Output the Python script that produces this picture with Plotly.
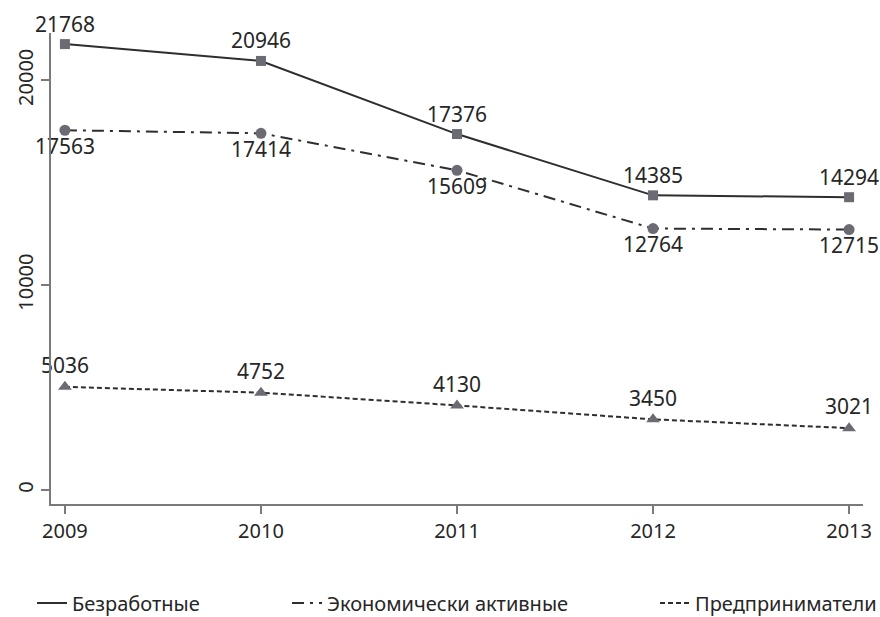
import plotly.graph_objects as go

years = [2009, 2010, 2011, 2012, 2013]
unemployed = [21768, 20946, 17376, 14385, 14294]
active = [17563, 17414, 15609, 12764, 12715]
entrepreneurs = [5036, 4752, 4130, 3450, 3021]
names = ["Безработные", "Экономически активные", "Предприниматели"]
y_ticks = [0, 10000, 20000]

FONT = "Noto Sans"
LINE_C = "#2e2e2e"
MARK_C = "#6b6b73"
TXT_C = "#262626"
AX_C = "#7a7a7a"

W, H = 880, 617

fig = go.Figure()

series = [
    (unemployed, "solid", "square", 10, "top center"),
    (active, "12px,6px,3px,6px", "circle", 11, "bottom center"),
    (entrepreneurs, "5px,3px", "triangle-up", 12, "top center"),
]

for vals, dash, sym, ms, tpos in series:
    fig.add_trace(go.Scatter(
        x=years, y=vals, mode="lines+markers+text",
        text=[str(v) for v in vals], textposition=tpos,
        textfont=dict(family=FONT, size=21, color=TXT_C),
        line=dict(color=LINE_C, width=2, dash=dash),
        marker=dict(symbol=sym, size=ms, color=MARK_C),
        showlegend=False, cliponaxis=False, hoverinfo="skip",
    ))

legend_ids = ["legend", "legend2", "legend3"]
legend_x_px = [32, 287, 655]
for (vals, dash, sym, ms, tpos), nm, lid in zip(series, names, legend_ids):
    fig.add_trace(go.Scatter(
        x=[None], y=[None], mode="lines", name=nm,
        line=dict(color=LINE_C, width=2, dash=dash),
        showlegend=True, legend=lid,
    ))

layout_legends = {}
for lid, px in zip(legend_ids, legend_x_px):
    layout_legends[lid] = dict(
        orientation="h", xref="container", yref="container",
        x=px / W, xanchor="left", y=(H - 603) / H, yanchor="middle",
        font=dict(family=FONT, size=20, color=TXT_C),
        bgcolor="rgba(0,0,0,0)", itemwidth=30,
    )

fig.update_layout(
    width=W, height=H,
    margin=dict(l=51, r=17, t=33, b=113, autoexpand=False),
    paper_bgcolor="white", plot_bgcolor="white",
    font=dict(family=FONT, size=20, color=TXT_C),
    xaxis=dict(
        range=[2008.929, 2013.071], tickmode="array", tickvals=years,
        ticktext=[str(y) for y in years], automargin=False,
        showgrid=False, zeroline=False,
        showline=True, linecolor=AX_C, linewidth=2,
        ticks="outside", ticklen=8, tickwidth=1.5, tickcolor=AX_C,
        tickfont=dict(family=FONT, size=20, color=TXT_C),
    ),
    yaxis=dict(
        range=[-683, 22310], tickmode="array", tickvals=y_ticks,
        ticktext=[str(v) for v in y_ticks], tickangle=-90, automargin=False,
        showgrid=False, zeroline=False,
        showline=True, linecolor=AX_C, linewidth=2,
        ticks="outside", ticklen=8, tickwidth=1.5, tickcolor=AX_C,
        tickfont=dict(family=FONT, size=20, color=TXT_C),
    ),
    **layout_legends,
)

fig.write_html(
    "out.html",
    config={"displayModeBar": False},
    post_script="document.body.style.margin='0';document.body.style.overflow='hidden';",
)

### [Exercise prompt]
Emit the lines of the material exactly, from its first line to the line containing "fig = go.Figure()", inclusive; leave every picture out.

### [Output for this exercise]
Output the Python script that produces this picture with Plotly.
import plotly.graph_objects as go

years = [2009, 2010, 2011, 2012, 2013]
unemployed = [21768, 20946, 17376, 14385, 14294]
active = [17563, 17414, 15609, 12764, 12715]
entrepreneurs = [5036, 4752, 4130, 3450, 3021]
names = ["Безработные", "Экономически активные", "Предприниматели"]
y_ticks = [0, 10000, 20000]

FONT = "Noto Sans"
LINE_C = "#2e2e2e"
MARK_C = "#6b6b73"
TXT_C = "#262626"
AX_C = "#7a7a7a"

W, H = 880, 617

fig = go.Figure()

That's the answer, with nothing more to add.